Written exercise →
Without the pictures, retype exactly the lines from the top of the entries below through the line that contains "yscale = alt.Scale(domain=[8.62, 16.4], nice=False, zero=False)".

## start

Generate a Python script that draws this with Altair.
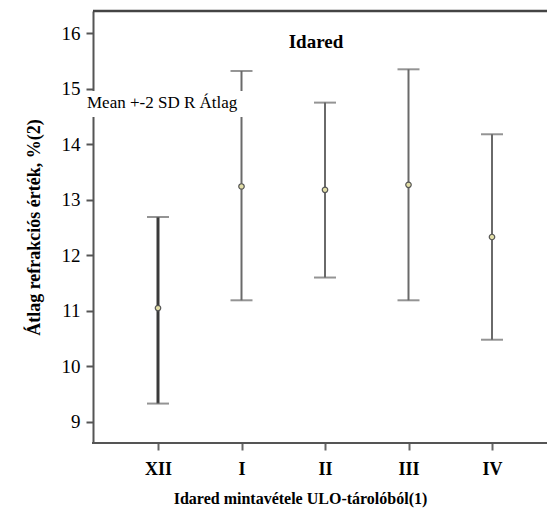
import altair as alt
import pandas as pd

categories = ["XII", "I", "II", "III", "IV"]
means = [11.05, 13.24, 13.18, 13.27, 12.33]
lows = [9.33, 11.19, 11.60, 11.19, 10.48]
highs = [12.69, 15.32, 14.75, 15.35, 14.18]
y_ticks = [9, 10, 11, 12, 13, 14, 15, 16]

df = pd.DataFrame({"cat": categories, "mean": means, "low": lows, "high": highs})

W, H = 454, 432
SERIF = "Liberation Serif, Times New Roman, serif"

xscale = alt.Scale(type="point", domain=categories, range=[65, 399], padding=0)
yscale = alt.Scale(domain=[8.62, 16.4], nice=False, zero=False)

xenc = alt.X("cat:N", scale=xscale, sort=categories,
             axis=alt.Axis(title="Idared mintavétele ULO-tárolóból(1)", labelAngle=0,
                           labelFont=SERIF, labelFontSize=18, labelFontWeight="bold",
                           labelColor="black", labelPadding=10, tickSize=7,
                           tickColor="#666", tickWidth=2, domain=False,
                           titleFont=SERIF, titleFontSize=16, titleFontWeight="bold",
                           titleColor="black", titleX=207, titlePadding=12, grid=False))
yaxis = alt.Axis(title="Átlag refrakciós érték, %(2)", values=y_ticks,
                 labelFont=SERIF, labelFontSize=19, labelColor="black", labelPadding=6,
                 tickSize=7, tickColor="#555", tickWidth=2, domainColor="#555", domainWidth=2,
                 titleFont=SERIF, titleFontSize=18, titleFontWeight="bold", titleColor="black",
                 titlePadding=18, grid=False)

is_xii = alt.datum.cat == "XII"
bar_color = alt.condition(is_xii, alt.value("#3a3a3a"), alt.value("#6a6a6a"))
bar_width = alt.condition(is_xii, alt.value(3), alt.value(2))

base = alt.Chart(df)

rules = base.mark_rule().encode(
    x=xenc,
    y=alt.Y("low:Q", scale=yscale, axis=yaxis),
    y2="high:Q",
    color=bar_color,
    strokeWidth=bar_width,
)
caps_hi = base.mark_tick(size=22, thickness=2, color="#666").encode(
    x=xenc, y=alt.Y("high:Q", scale=yscale)
)
caps_lo = base.mark_tick(size=22, thickness=2, color="#666").encode(
    x=xenc, y=alt.Y("low:Q", scale=yscale)
)
points = base.mark_point(shape="circle", size=30, filled=True, fill="#e3dfa8",
                         stroke="#555", strokeWidth=1.2, opacity=1).encode(
    x=xenc, y=alt.Y("mean:Q", scale=yscale)
)

frame = pd.DataFrame({"a": [0]})
top_line = alt.Chart(frame).mark_rule(color="#444", strokeWidth=2.5).encode(
    x=alt.value(0), x2=alt.value(W + 10), y=alt.value(0)
)
bottom_line = alt.Chart(frame).mark_rule(color="#555", strokeWidth=2).encode(
    x=alt.value(-1), x2=alt.value(W + 10), y=alt.value(H)
)

legend_box = alt.Chart(frame).mark_rect(color="white", clip=False).encode(
    x=alt.value(-9), x2=alt.value(150), y=alt.value(80), y2=alt.value(106)
)
legend_text = alt.Chart(pd.DataFrame({"t": ["Mean +-2 SD R Átlag"]})).mark_text(
    font=SERIF, fontSize=17, align="left", baseline="middle", color="black"
).encode(x=alt.value(-6), y=alt.value(92), text="t:N")

title_text = alt.Chart(pd.DataFrame({"t": ["Idared"]})).mark_text(
    font=SERIF, fontSize=19, fontWeight="bold", align="center", baseline="middle", color="black"
).encode(x=alt.value(223), y=alt.value(31), text="t:N")

chart = alt.layer(
    rules, caps_hi, caps_lo, points, top_line, bottom_line, legend_box, legend_text, title_text
).properties(
    width=W, height=H,
    autosize=alt.AutoSizeParams(type="none"),
    padding={"left": 85, "top": 3, "right": 0, "bottom": 70},
).configure_view(stroke="transparent", strokeWidth=0).configure(background="white")

chart.save("out.html", embed_options={"renderer": "svg", "actions": False})
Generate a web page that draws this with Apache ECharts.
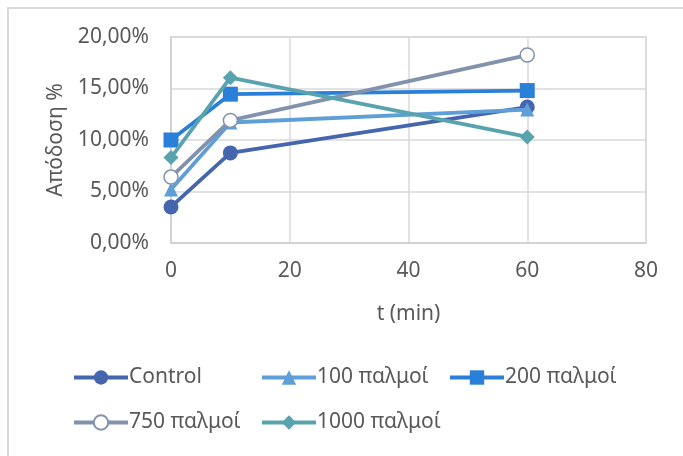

## end

Response below →
Generate a Python script that draws this with Altair.
import altair as alt
import pandas as pd

categories = ["XII", "I", "II", "III", "IV"]
means = [11.05, 13.24, 13.18, 13.27, 12.33]
lows = [9.33, 11.19, 11.60, 11.19, 10.48]
highs = [12.69, 15.32, 14.75, 15.35, 14.18]
y_ticks = [9, 10, 11, 12, 13, 14, 15, 16]

df = pd.DataFrame({"cat": categories, "mean": means, "low": lows, "high": highs})

W, H = 454, 432
SERIF = "Liberation Serif, Times New Roman, serif"

xscale = alt.Scale(type="point", domain=categories, range=[65, 399], padding=0)
yscale = alt.Scale(domain=[8.62, 16.4], nice=False, zero=False)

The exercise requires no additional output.